Strip the pictures and reproduce the rest of the listing exactly.

--- start DATA PROVIDED ---

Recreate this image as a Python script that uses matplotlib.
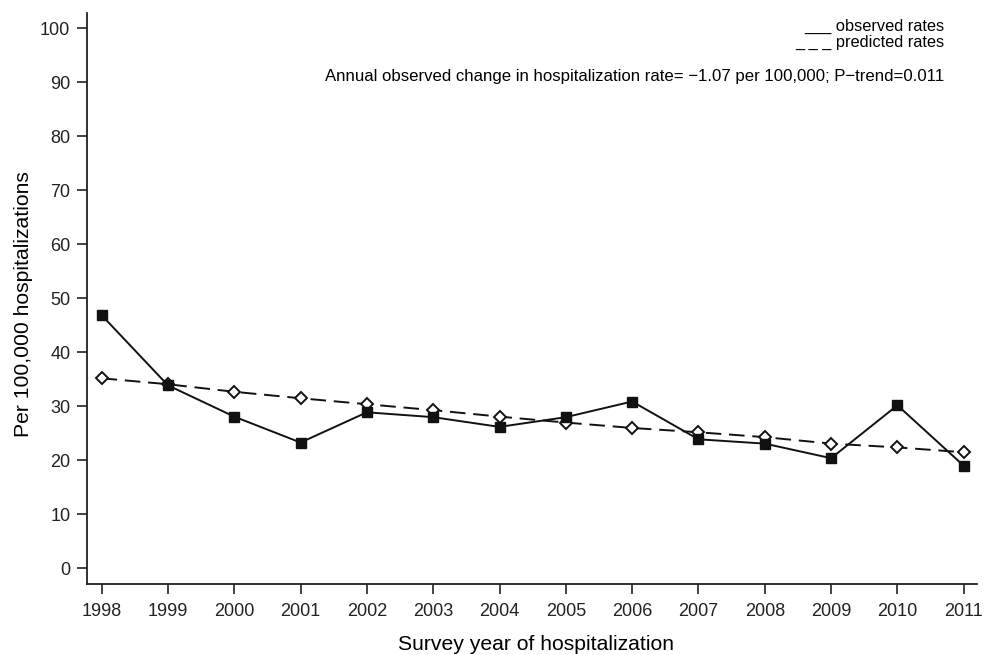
import matplotlib
matplotlib.use("Agg")
import matplotlib.pyplot as plt

plt.rcParams['font.family'] = ['Liberation Sans', 'DejaVu Sans']

years = [1998, 1999, 2000, 2001, 2002, 2003, 2004, 2005, 2006, 2007, 2008, 2009, 2010, 2011]
observed = [46.9, 33.9, 28.1, 23.3, 28.9, 28.0, 26.2, 28.0, 30.9, 23.9, 23.1, 20.4, 30.2, 19.0]
predicted = [35.2, 34.1, 32.7, 31.5, 30.4, 29.3, 28.1, 27.0, 26.0, 25.2, 24.3, 23.1, 22.4, 21.5]
yticks = [0, 10, 20, 30, 40, 50, 60, 70, 80, 90, 100]

fig = plt.figure(figsize=(9.95, 6.55), dpi=100)
ax = fig.add_axes([87/995, 71/655, (977-87)/995, (641.7-71)/655])

ax.plot(years, predicted, color='#111111', lw=1.4, ls=(0, (8, 4)),
        marker='D', markersize=6, markerfacecolor='white',
        markeredgecolor='#111111', markeredgewidth=1.4, zorder=3)
ax.plot(years, observed, color='#111111', lw=1.4, ls='-',
        marker='s', markersize=7, markerfacecolor='#111111',
        markeredgecolor='#111111', zorder=4)

ax.set_xlim(1997.78, 2011.2)
ax.set_ylim(-2.9, 102.8)
ax.set_xticks(years)
ax.set_xticklabels([str(y) for y in years])
ax.set_yticks(yticks)

for s in ['top', 'right']:
    ax.spines[s].set_visible(False)
for s in ['left', 'bottom']:
    ax.spines[s].set_linewidth(1.3)
    ax.spines[s].set_color('#222222')
ax.tick_params(axis='both', direction='out', length=7, width=1.2,
               colors='#222222', labelsize=13, pad=5)
ax.tick_params(axis='x', pad=7)

fig.text(536/995, 1 - 645/655, 'Survey year of hospitalization',
         ha='center', va='center', fontsize=15.2)
fig.text(24/995, 1 - 304/655, 'Per 100,000 hospitalizations',
         ha='center', va='center', rotation=90, fontsize=15.2)

fig.text(944/995, 1 - 26/655, '___ observed rates', ha='right', va='center', fontsize=11.8)
fig.text(944/995, 1 - 42/655, '_ _ _ predicted rates', ha='right', va='center', fontsize=11.8)
fig.text(944/995, 1 - 76/655,
         'Annual observed change in hospitalization rate= \u22121.07 per 100,000; P\u2212trend=0.011',
         ha='right', va='center', fontsize=12.1)

fig.savefig('out.png', dpi=100)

--- end DATA PROVIDED ---

■ CORRECT RESULT
Recreate this image as a Python script that uses matplotlib.
import matplotlib
matplotlib.use("Agg")
import matplotlib.pyplot as plt

plt.rcParams['font.family'] = ['Liberation Sans', 'DejaVu Sans']

years = [1998, 1999, 2000, 2001, 2002, 2003, 2004, 2005, 2006, 2007, 2008, 2009, 2010, 2011]
observed = [46.9, 33.9, 28.1, 23.3, 28.9, 28.0, 26.2, 28.0, 30.9, 23.9, 23.1, 20.4, 30.2, 19.0]
predicted = [35.2, 34.1, 32.7, 31.5, 30.4, 29.3, 28.1, 27.0, 26.0, 25.2, 24.3, 23.1, 22.4, 21.5]
yticks = [0, 10, 20, 30, 40, 50, 60, 70, 80, 90, 100]

fig = plt.figure(figsize=(9.95, 6.55), dpi=100)
ax = fig.add_axes([87/995, 71/655, (977-87)/995, (641.7-71)/655])

ax.plot(years, predicted, color='#111111', lw=1.4, ls=(0, (8, 4)),
        marker='D', markersize=6, markerfacecolor='white',
        markeredgecolor='#111111', markeredgewidth=1.4, zorder=3)
ax.plot(years, observed, color='#111111', lw=1.4, ls='-',
        marker='s', markersize=7, markerfacecolor='#111111',
        markeredgecolor='#111111', zorder=4)

ax.set_xlim(1997.78, 2011.2)
ax.set_ylim(-2.9, 102.8)
ax.set_xticks(years)
ax.set_xticklabels([str(y) for y in years])
ax.set_yticks(yticks)

for s in ['top', 'right']:
    ax.spines[s].set_visible(False)
for s in ['left', 'bottom']:
    ax.spines[s].set_linewidth(1.3)
    ax.spines[s].set_color('#222222')
ax.tick_params(axis='both', direction='out', length=7, width=1.2,
               colors='#222222', labelsize=13, pad=5)
ax.tick_params(axis='x', pad=7)

fig.text(536/995, 1 - 645/655, 'Survey year of hospitalization',
         ha='center', va='center', fontsize=15.2)
fig.text(24/995, 1 - 304/655, 'Per 100,000 hospitalizations',
         ha='center', va='center', rotation=90, fontsize=15.2)

fig.text(944/995, 1 - 26/655, '___ observed rates', ha='right', va='center', fontsize=11.8)
fig.text(944/995, 1 - 42/655, '_ _ _ predicted rates', ha='right', va='center', fontsize=11.8)
fig.text(944/995, 1 - 76/655,
         'Annual observed change in hospitalization rate= \u22121.07 per 100,000; P\u2212trend=0.011',
         ha='right', va='center', fontsize=12.1)

fig.savefig('out.png', dpi=100)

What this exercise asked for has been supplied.